“How lightly you talk of ten years! Why, I was thirty years younger ten years ago than I am to-day. I’d have ridden at a five-foot wall with more pluck than I can summon now at a steep staircase. But I own to you frankly, if I had known you then as I do now, it might have wiped off some of this score of years. Even my daughters guess at breakfast when I have had a pleasant note from you.
“I have thought over what you say about Garibaldi’s visit to Mazzini, and added a bit to tag to the article. I have thought it better to say nothing of Stansfield—I know him so little; and though I think him an ass, yet he might feel like the tenor who, when told, ‘Monsieur, vous chantez faux,’ replied, ‘Je le sais, monsieur, mais je ne veux pas qu’on me le dise.’
“Don’t cut out the Haymarket ladies if you can help it. The whole thing is very naughty, but it can’t be otherwise. I’ll try and carry it on a little farther.
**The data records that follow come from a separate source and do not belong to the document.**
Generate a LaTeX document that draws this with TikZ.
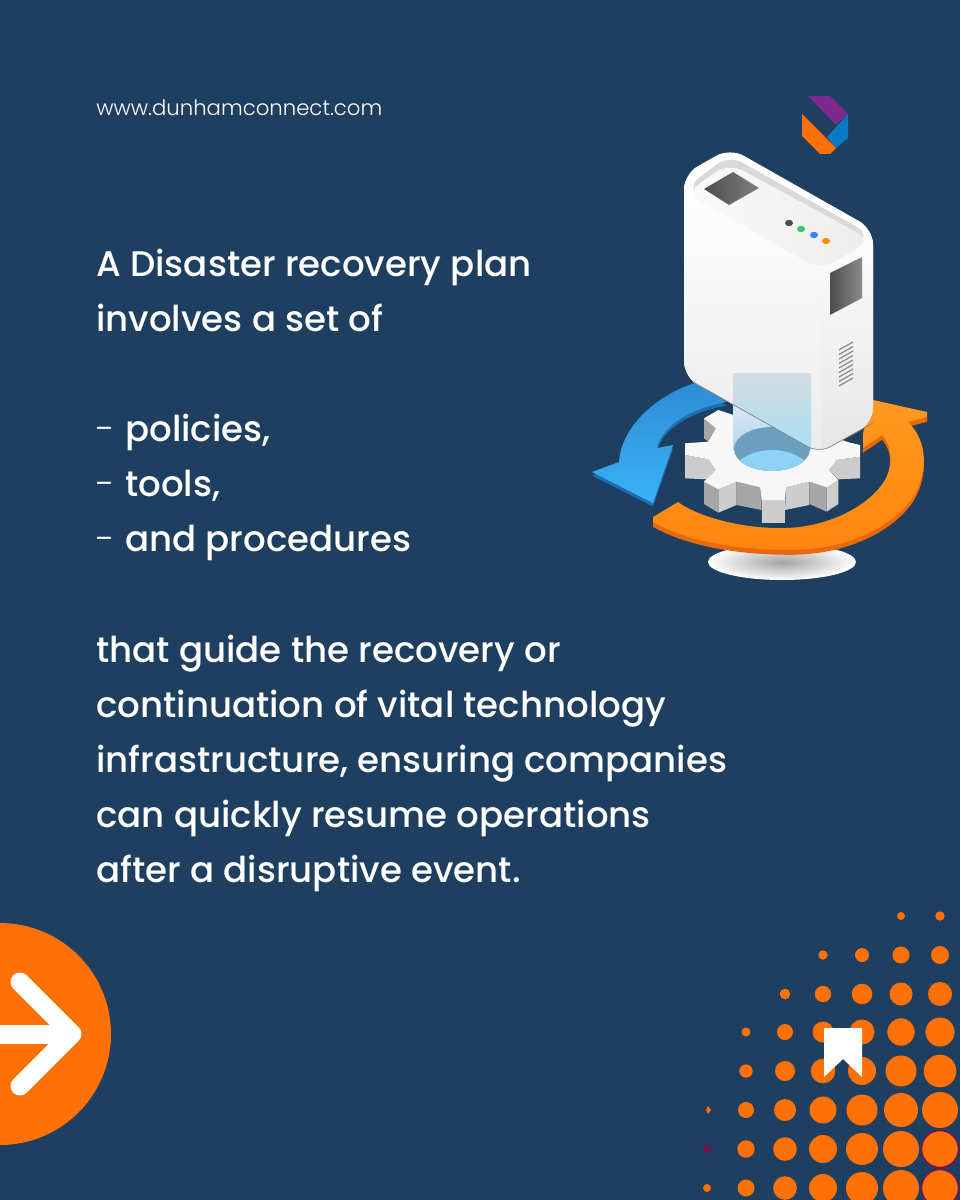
\documentclass[tikz,border=0pt]{standalone}
\usepackage{fontspec}
\setmainfont{Poppins}
\newfontfamily\urlfont{Poppins Light}
\newfontfamily\leadfont{Poppins Medium}
\definecolor{pagebg}{HTML}{1E3F60}
\definecolor{dotorange}{HTML}{FF7005}
\definecolor{dotrim}{HTML}{7A0F4E}
\definecolor{logopurple}{HTML}{7D2A8C}
\definecolor{logoblue}{HTML}{0B79C4}
\definecolor{gearlight}{HTML}{CDCDCD}
\definecolor{geardark}{HTML}{A6A6A6}
\definecolor{bluetop}{HTML}{2C8DD6}
\definecolor{bluelow}{HTML}{3BB2F6}
\definecolor{blueside}{HTML}{1F6FB0}
\definecolor{orangetop}{HTML}{FF9A1E}
\definecolor{orangelow}{HTML}{FF8412}
\definecolor{orangeside}{HTML}{E8690C}
\definecolor{holedark}{HTML}{6A9FBF}
\definecolor{holelight}{HTML}{8FD2F7}
\definecolor{beamtop}{HTML}{D9E8F2}
\definecolor{beamlow}{HTML}{B4D6EC}
\tikzset{
	bodyline/.style={anchor=base west, inner sep=0pt, text=white, font=\leadfont\fontsize{25.3pt}{30pt}\selectfont},
	urlline/.style={anchor=base west, inner sep=0pt, text=white, font=\urlfont\fontsize{15.1pt}{18pt}\selectfont},
}
\newcommand{\dashitem}[1]{\makebox[20.6pt][l]{\urlfont-}#1}
\newcommand{\bluepath}{(727,402) -- (695,383) .. controls (665,392) and (622,421) .. (619,462) -- (592,472) -- (653,503) -- (673,445) -- (657,448) .. controls (662,426) and (690,408) .. (727,402) -- cycle}
\newcommand{\orangepath}{(653,517) -- (678,502) .. controls (700,518) and (745,529) .. (785,528) .. controls (830,527) and (870,505) .. (885,480) .. controls (893,465) and (892,445) .. (882,435) -- (863,448) -- (863,433) -- (873,400) -- (927,412) -- (927,417) -- (908,422) .. controls (927,440) and (930,472) .. (911,500) .. controls (886,532) and (840,550) .. (790,550) .. controls (740,550) and (688,542) .. (653,522) -- cycle}
\newcommand{\serverpath}{(684,377) -- (684,174) -- (730,148) -- (873,229) -- (873,423) -- (819,453) -- cycle}
\begin{document}
\begin{tikzpicture}[x=0.025cm, y=-0.025cm]
	\path[use as bounding box, fill=pagebg] (0,0) rectangle (960,1200);
	% texts
	\node[urlline] (url) at (96,115.5) {www.dunhamconnect.com};
	\node[bodyline] (intro1) at (96,276.5) {A Disaster recovery plan};
	\node[bodyline] (intro2) at (96,331.5) {involves a set of};
	\node[bodyline] (item1) at (96,441.5) {\dashitem{policies,}};
	\node[bodyline] (item2) at (96,496.5) {\dashitem{tools,}};
	\node[bodyline] (item3) at (96,551.5) {\dashitem{and procedures}};
	\node[bodyline] (rest1) at (96,662.5) {that guide the recovery or};
	\node[bodyline] (rest2) at (96,717.5) {continuation of vital technology};
	\node[bodyline] (rest3) at (96,772.5) {infrastructure, ensuring companies};
	\node[bodyline] (rest4) at (96,827.5) {can quickly resume operations};
	\node[bodyline] (rest5) at (96,882.5) {after a disruptive event.};
	% logo
	\fill[logopurple] (808,96) -- (830,96) -- (848,114) -- (836,125) -- cycle;
	\fill[logoblue] (848,114) -- (848,138) -- (836,148) -- (827,137) -- cycle;
	\fill[dotorange] (802,114) -- (836,148) -- (830,154) -- (820,154) -- (802,136) -- cycle;
	% pedestal
	\shade[inner color=black!36, outer color=white] (782,562) ellipse (74 and 18);
	% blue arrow
	\fill[blueside, yshift=-0.09cm] \bluepath;
	\shade[top color=bluetop, bottom color=bluelow] \bluepath;
	% orange arrow
	\fill[orangeside, yshift=-0.12cm] \orangepath;
	\shade[top color=orangetop, bottom color=orangelow] \orangepath;
	% gear, drawn in the units of the crop
	\begin{scope}[shift={(680,400)}, scale=1/3]
		\fill[gearlight] (15,165) -- (85,178) -- (108,210) -- (80,238) -- (15,235) -- cycle;
		\fill[geardark] (72,55) -- (108,85) -- (85,125) -- (72,115) -- cycle;
		\fill[geardark] (72,245) -- (115,268) -- (115,338) -- (72,312) -- cycle;
		\fill[gearlight] (115,268) -- (170,245) -- (170,315) -- (115,338) -- cycle;
		\fill[geardark] (170,245) -- (240,262) -- (245,330) -- (170,315) -- cycle;
		\fill[geardark] (240,262) -- (245,300) -- (245,370) -- (245,330) -- cycle;
		\fill[gearlight] (245,300) -- (315,300) -- (315,370) -- (245,370) -- cycle;
		\fill[gearlight] (318,262) -- (388,245) -- (388,315) -- (315,330) -- cycle;
		\fill[geardark] (388,245) -- (440,262) -- (440,335) -- (388,312) -- cycle;
		\fill[gearlight] (440,262) -- (475,240) -- (475,312) -- (440,335) -- cycle;
		\fill[gearlight] (447,210) -- (470,180) -- (540,170) -- (540,235) -- (475,238) -- cycle;
		\fill[white!97!black] (72,55) -- (115,30) -- (160,45) -- (300,60) -- (510,128) -- (540,135) -- (540,170) -- (470,180) -- (447,210) -- (475,240) -- (440,262) -- (388,245) -- (318,262) -- (315,300) -- (245,300) -- (240,262) -- (170,245) -- (115,268) -- (72,245) -- (108,210) -- (85,178) -- (15,165) -- (15,130) -- (85,125) -- (108,85) -- cycle;
	\end{scope}
	% beam on the gear
	\shade[top color=beamtop, bottom color=beamlow] (733,405) rectangle (811,449);
	% hole
	\begin{scope}
		\clip (772,449) ellipse (38 and 22);
		\fill[holedark] (734,427) rectangle (810,471);
		\fill[holelight] (772,476) ellipse (40 and 26);
	\end{scope}
	% server
	\path[fill=white, rounded corners=11pt] \serverpath;
	\begin{scope}
		\clip[rounded corners=11pt] \serverpath;
		\shade[top color=white, bottom color=black!8] (684,180) -- (684,385) -- (821,460) -- (821,262) -- cycle;
		\shade[top color=black!1, bottom color=black!10] (821,262) -- (821,460) -- (875,430) -- (875,230) -- cycle;
		% beam over the server
		\shade[top color=blue!30!cyan!22!gray!45, bottom color=blue!30!cyan!55!white, fill opacity=.55] (733,374) rectangle (811,450);
	\end{scope}
	\draw[black!50, line width=.5pt, rounded corners=9pt] (693,382) -- (819,453) -- (873,423);
	\fill[black!15, rounded corners=11pt] (686,188) -- (729,155) -- (871,235) -- (822,267) -- cycle;
	\shade[left color=black!2, right color=black!7, rounded corners=11pt] (686,193) -- (729,163) -- (871,240) -- (821,270) -- cycle;
	\shade[left color=black!70, right color=black!50] (733,172) -- (759,188) -- (729,205) -- (704,189) -- cycle;
	\shade[left color=black!70, right color=black!45] (862,257) -- (862,298) -- (830,315) -- (830,273) -- cycle;
	\foreach \ledx/\ledy/\ledc in {789/223/black!70, 801/229/green!50!teal!80!white, 814/235/blue!60!cyan!80!white, 826/241/orange!90!yellow}
		\fill[\ledc] (\ledx,\ledy) ellipse (4 and 3.2);
	\foreach \venty in {346,350.5,...,383}
		\draw[black!45, line width=.9pt] (839,\venty+4) -- (853,\venty-4);
	% dots
	\foreach \dotx/\doty/\dotr in {901/916/4, 940/916/4.7,
		823/955/4.7, 862/955/7, 901/955/8.5, 940/955/9,
		785/994/5.3, 823/994/8.2, 862/994/10.3, 901/994/11.5, 940/994/12,
		746/1032/4.5, 785/1032/8, 823/1032/10.5, 862/1032/12.5, 901/1032/13.7, 940/1032/14.5,
		746/1071/6.7, 785/1071/10, 823/1071/12.3, 862/1071/14, 901/1071/15.5, 940/1071/16.3,
		746/1110/8, 785/1110/11, 823/1110/13.5, 862/1110/15.5, 901/1110/17, 940/1110/18,
		746/1149/8.7, 785/1149/11.8, 823/1149/14, 862/1149/16, 901/1149/18,
		707/1188/4, 746/1188/8.5, 785/1188/11.8, 823/1188/14, 862/1188/16, 901/1188/18}
		\fill[dotorange] (\dotx,\doty) circle (\dotr);
	\fill[dotorange] (708,1106) -- (711,1110) -- (708,1114) -- (706,1110) -- cycle;
	\fill[dotrim] (707,1149) circle (4);
	\foreach \doty in {1149,1188}
		\draw[dotrim, fill=dotorange, line width=1pt] (940,\doty) circle (18.5);
	% bookmark
	\fill[white] (824,1028) -- (862,1028) -- (862,1077) -- (843,1059) -- (824,1077) -- cycle;
	% next arrow
	\fill[dotorange] (0,1034) circle (111);
	\draw[white, line width=13.5pt] (0,1034) -- (70,1034);
	\draw[white, line width=13.5pt, line cap=round, line join=round] (20,982) -- (72,1034) -- (20,1086);
\end{tikzpicture}
\end{document}
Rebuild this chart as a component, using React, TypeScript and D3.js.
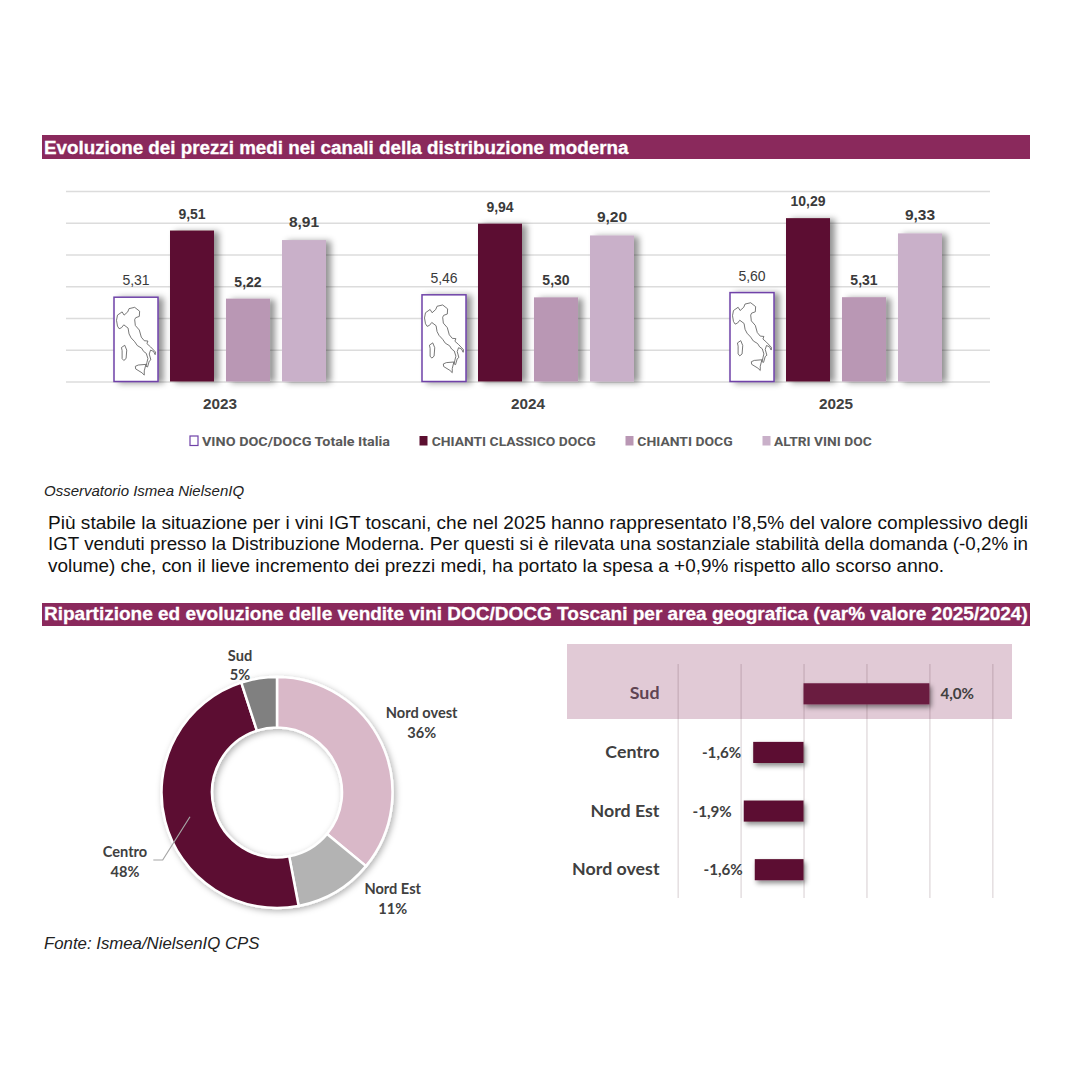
import * as d3 from "d3";
import { useEffect, useRef } from "react";

const years = ["2023", "2024", "2025"];
const channels = [
  "VINO DOC/DOCG Totale Italia",
  "CHIANTI CLASSICO DOCG",
  "CHIANTI DOCG",
  "ALTRI VINI DOC",
];
const italia = [5.31, 5.46, 5.6];
const classico = [9.51, 9.94, 10.29];
const chianti = [5.22, 5.3, 5.31];
const altri = [8.91, 9.2, 9.33];
const priceSeries = [italia, classico, chianti, altri];
const priceTicks = [0, 2, 4, 6, 8, 10, 12];

const areas = ["Nord ovest", "Nord Est", "Centro", "Sud"];
const shares = [36, 11, 48, 5];

const barAreas = ["Sud", "Centro", "Nord Est", "Nord ovest"];
const changes = [4.0, -1.6, -1.9, -1.55];
const changeLabels = ["4,0%", "-1,6%", "-1,9%", "-1,6%"];
const changeTicks = [-4, -2, 0, 2, 4, 6];

const paragraph = [
  "Più stabile la situazione per i vini IGT toscani, che nel 2025 hanno rappresentato l’8,5% del valore complessivo degli",
  "IGT venduti presso la Distribuzione Moderna. Per questi si è rilevata una sostanziale stabilità della domanda (-0,2% in",
  "volume) che, con il lieve incremento dei prezzi medi, ha portato la spesa a +0,9% rispetto allo scorso anno.",
];
const paragraphWidths = [980, 980, 896];

// rough outline of Italy, lon/lat
const mainland = [
  [6.7, 45.1], [7.0, 45.9], [8.4, 46.4], [9.0, 45.9], [10.1, 46.4], [10.5, 46.9], [12.2, 47.1],
  [13.7, 46.5], [13.6, 45.7], [12.5, 45.5], [12.2, 45.2], [12.4, 44.3], [13.6, 43.6], [14.2, 42.5],
  [15.1, 41.95], [16.2, 41.9], [15.9, 41.5], [17.0, 41.0], [18.5, 40.2], [18.4, 39.8], [17.9, 40.3],
  [17.0, 40.5], [16.6, 39.9], [17.1, 39.0], [16.6, 38.8], [16.1, 37.9], [15.65, 38.0], [15.9, 38.6],
  [16.2, 39.2], [15.7, 40.0], [14.9, 40.3], [14.3, 40.8], [13.0, 41.2], [12.2, 41.8], [11.1, 42.4],
  [10.5, 43.0], [10.2, 43.9], [8.9, 44.4], [8.2, 43.95], [7.5, 43.8], [7.0, 44.2], [6.7, 45.1],
];
const sardinia = [
  [8.2, 40.9], [9.2, 41.25], [9.8, 40.5], [9.6, 39.2], [8.9, 38.9], [8.4, 39.2], [8.4, 40.4], [8.2, 40.9],
];
const sicily = [
  [12.4, 38.0], [13.3, 38.2], [15.6, 38.3], [15.1, 37.3], [15.1, 36.65], [14.4, 37.0], [12.5, 37.6], [12.4, 38.0],
];

const WINE = "#5c0f30";
const SANS = "'Liberation Sans', Arial, sans-serif";
const LABEL = "Lato, sans-serif";

function addShadow(defs: any, id: string, dx: number, dy: number, blur: number, opacity: number) {
  const f = defs
    .append("filter")
    .attr("id", id)
    .attr("x", "-30%")
    .attr("y", "-30%")
    .attr("width", "170%")
    .attr("height", "170%");
  f.append("feDropShadow")
    .attr("dx", dx)
    .attr("dy", dy)
    .attr("stdDeviation", blur)
    .attr("flood-color", "#000")
    .attr("flood-opacity", opacity);
}

function banner(svg: any, y: number, h: number, baseline: number, text: string, size: number) {
  svg.append("rect").attr("x", 42).attr("y", y).attr("width", 988).attr("height", h).attr("fill", "#8a295c");
  svg
    .append("text")
    .attr("x", 44)
    .attr("y", baseline)
    .attr("fill", "#fff")
    .attr("stroke", "#fff")
    .attr("stroke-width", 0.3)
    .style("font", `bold ${size}px ${SANS}`)
    .text(text);
}

export default function App() {
  const svgRef = useRef<SVGSVGElement>(null);

  useEffect(() => {
    if (!svgRef.current) return;
    const svg = d3.select(svgRef.current);
    svg.selectAll("*").remove();

    const defs = svg.append("defs");
    addShadow(defs, "barShadow", 5, 1, 3, 0.42);
    addShadow(defs, "hbarShadow", 2, 3, 2.5, 0.45);
    addShadow(defs, "donutShadow", 2, 2, 3, 0.3);

    banner(svg, 135, 24, 154, "Evoluzione dei prezzi medi nei canali della distribuzione moderna", 18.8);
    banner(svg, 603, 23, 620, "Ripartizione ed evoluzione delle vendite vini DOC/DOCG Toscani per area geografica (var% valore 2025/2024)", 19);

    // price columns
    const x0 = d3.scaleBand().domain(years).range([66, 990]);
    const x1 = d3
      .scaleBand()
      .domain(channels)
      .range([48, x0.bandwidth() - 48])
      .paddingInner(0.214);
    const y = d3.scaleLinear().domain([0, 12]).range([381.5, 191]);

    const grid = svg
      .append("g")
      .attr("transform", "translate(66,0)")
      .call(d3.axisLeft(y).tickValues(priceTicks).tickSize(-924).tickFormat(() => ""));
    grid.select(".domain").remove();
    grid.selectAll("line").attr("stroke", "#dcdcdc").attr("stroke-width", 1.5);

    const valueFont = [
      `normal 14px ${SANS}`,
      `bold 14px ${SANS}`,
      `bold 14px ${SANS}`,
      `bold 15.5px ${SANS}`,
    ];
    const barFill = ["#fff", WINE, "#b997b4", "#c9b0c9"];

    const geoFeature = {
      type: "MultiPolygon",
      coordinates: [mainland, sardinia, sicily].map((ring) => [ring.map(([a, b]) => [a * 0.51, b])]),
    };
    const mapWidth = 39;
    const mapHeight = 68;

    years.forEach((year, yi) => {
      const g = svg.append("g").attr("transform", `translate(${x0(year)},0)`);
      channels.forEach((ch, si) => {
        const v = priceSeries[si][yi];
        const bx = x1(ch)!;
        const by = y(v);
        g.append("rect")
          .attr("x", bx)
          .attr("y", by)
          .attr("width", x1.bandwidth())
          .attr("height", y(0) - by)
          .attr("fill", barFill[si])
          .attr("stroke", si === 0 ? "#6f42a8" : "none")
          .attr("stroke-width", 1.5)
          .attr("filter", "url(#barShadow)");
        if (si === 0) {
          const proj = d3
            .geoIdentity()
            .reflectY(true)
            .fitExtent(
              [
                [bx + 2.5, by + 10],
                [bx + 2.5 + mapWidth, by + 10 + mapHeight],
              ],
              geoFeature as any
            );
          g.append("path")
            .attr("d", d3.geoPath(proj)(geoFeature as any))
            .attr("fill", "#fff")
            .attr("stroke", "#555")
            .attr("stroke-width", 0.8);
        }
        g.append("text")
          .attr("x", bx + x1.bandwidth() / 2)
          .attr("y", by - (si === 3 ? 13 : 12))
          .attr("text-anchor", "middle")
          .attr("fill", "#3a3a3a")
          .style("font", valueFont[si])
          .text(v.toFixed(2).replace(".", ","));
      });
      g.append("text")
        .attr("x", x0.bandwidth() / 2)
        .attr("y", 409)
        .attr("text-anchor", "middle")
        .attr("fill", "#404040")
        .style("font", `bold 15.3px ${SANS}`)
        .text(year);
    });

    // legend
    const legendSwatch = [190, 419.5, 625.5, 762.5];
    const legendText = [202, 431.7, 637.3, 774];
    const legendWidth = [188, 164, 95.4, 97.7];
    const legendFill = ["#fff", WINE, "#b997b4", "#c9b0c9"];
    channels.forEach((ch, i) => {
      svg
        .append("rect")
        .attr("x", legendSwatch[i])
        .attr("y", 436)
        .attr("width", 8)
        .attr("height", 9.5)
        .attr("fill", legendFill[i])
        .attr("stroke", i === 0 ? "#6f42a8" : "none")
        .attr("stroke-width", 1.2);
      svg
        .append("text")
        .attr("x", legendText[i])
        .attr("y", 445.5)
        .attr("fill", "#595959")
        .attr("textLength", legendWidth[i])
        .attr("lengthAdjust", "spacingAndGlyphs")
        .style("font", `bold 13.5px Roboto, sans-serif`)
        .text(ch);
    });

    svg
      .append("text")
      .attr("x", 44)
      .attr("y", 495.5)
      .attr("fill", "#222")
      .style("font", `italic 15px ${SANS}`)
      .text("Osservatorio Ismea NielsenIQ");

    paragraph.forEach((line, i) => {
      svg
        .append("text")
        .attr("x", 48)
        .attr("y", 528.5 + i * 21.9)
        .attr("fill", "#111")
        .attr("textLength", paragraphWidths[i])
        .attr("lengthAdjust", "spacingAndGlyphs")
        .style("font", `18.9px ${SANS}`)
        .text(line);
    });

    svg
      .append("text")
      .attr("x", 44)
      .attr("y", 949)
      .attr("fill", "#222")
      .style("font", `italic 16.8px ${SANS}`)
      .text("Fonte: Ismea/NielsenIQ CPS");

    // donut
    const pie = d3.pie<number>().sort(null);
    const arc = d3.arc<d3.PieArcDatum<number>>().innerRadius(65).outerRadius(115.5);
    const donut = svg.append("g").attr("transform", "translate(277,792.5)").attr("filter", "url(#donutShadow)");
    const donutFill = ["#d9b8c8", "#b3b3b3", WINE, "#808080"];
    donut
      .selectAll("path")
      .data(pie(shares))
      .enter()
      .append("path")
      .attr("d", arc)
      .attr("fill", (d, i) => donutFill[i])
      .attr("stroke", "#fff")
      .attr("stroke-width", 2.5);

    svg
      .append("polyline")
      .attr("points", "190,816.7 162.7,860 153.3,860")
      .attr("fill", "none")
      .attr("stroke", "#a6a6a6")
      .attr("stroke-width", 1.2);

    const donutLabelX = [421.7, 392.7, 125, 240];
    const donutLabelY = [718, 894, 857, 660.5];
    areas.forEach((a, i) => {
      const t = svg
        .append("text")
        .attr("text-anchor", "middle")
        .attr("fill", "#404040")
        .style("font", `bold 14.6px ${LABEL}`);
      t.append("tspan").attr("x", donutLabelX[i]).attr("y", donutLabelY[i]).text(a);
      t.append("tspan").attr("x", donutLabelX[i]).attr("y", donutLabelY[i] + 19.5).text(`${shares[i]}%`);
    });

    // change bars
    svg.append("rect").attr("x", 567).attr("y", 644).attr("width", 445).attr("height", 75).attr("fill", "#e1cad6");

    const xc = d3.scaleLinear().domain([-4, 6]).range([677.7, 992.3]);
    const yc = d3.scaleBand().domain(barAreas).range([664.5, 899]).paddingInner(0.64).paddingOuter(0.32);

    const cgrid = svg
      .append("g")
      .attr("transform", "translate(0,898)")
      .call(d3.axisBottom(xc).tickValues(changeTicks).tickSize(-234).tickFormat(() => ""));
    cgrid.select(".domain").remove();
    cgrid.selectAll("line").attr("stroke", "#5c3a4a").attr("stroke-opacity", 0.17).attr("stroke-width", 1.5);

    barAreas.forEach((a, i) => {
      const v = changes[i];
      svg
        .append("rect")
        .attr("x", xc(Math.min(0, v)))
        .attr("y", yc(a)!)
        .attr("width", Math.abs(xc(v) - xc(0)))
        .attr("height", yc.bandwidth())
        .attr("fill", i === 0 ? "#6b1a40" : WINE)
        .attr("filter", "url(#hbarShadow)");
      const cy = yc(a)! + yc.bandwidth() / 2 + 5.5;
      svg
        .append("text")
        .attr("x", 659.5)
        .attr("y", cy)
        .attr("text-anchor", "end")
        .attr("fill", i === 0 ? "#5f4452" : "#404040")
        .style("font", `bold 17.8px ${LABEL}`)
        .text(a);
      svg
        .append("text")
        .attr("x", v > 0 ? xc(v) + 11 : xc(v) - 12)
        .attr("y", cy)
        .attr("text-anchor", v > 0 ? "start" : "end")
        .attr("fill", "#404040")
        .style("font", `bold 15.2px ${LABEL}`)
        .text(changeLabels[i]);
    });
  }, []);

  return (
    <svg
      ref={svgRef}
      width={1080}
      height={1080}
      style={{ position: "absolute", left: 0, top: 0, display: "block", background: "#fff" }}
    />
  );
}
I have very grand intentions—more paving-stones for the place my hero comes from.
“But ask Aytoun what he thinks of it, and if it be worth carrying out. The ‘Devil’s Tour’ would be better than ‘Congé.’
“The rhymes are often rough, but I meant them to be rugged lest it should be suspected I thought myself capable of verse—and I know better.
“Do what you like about the Flynn P.S. Perhaps it will be best not to make more mention of the rascal. I must tell you some day of my own scene with him at Spezzia, which ‘The Telegraph’ fellow has evidently heard of.”
To Mr John Blackwood.
“Florence, Monday, April 18,1864.
“On second thoughts I remembered how far easier it was always to me to make a new rod than to splice an old one, so I send you the Devil as he is. If ever the vein comes to me, I can take him up hereafter. Let Aytoun judge whether it be safe or wise to publish. I myself think that a bit of wickedness has always a certain gusto in good company, while amongst inferior folks it would savour of coarseness. This is too bleak an attempt at explaining what I mean, but you will understand me.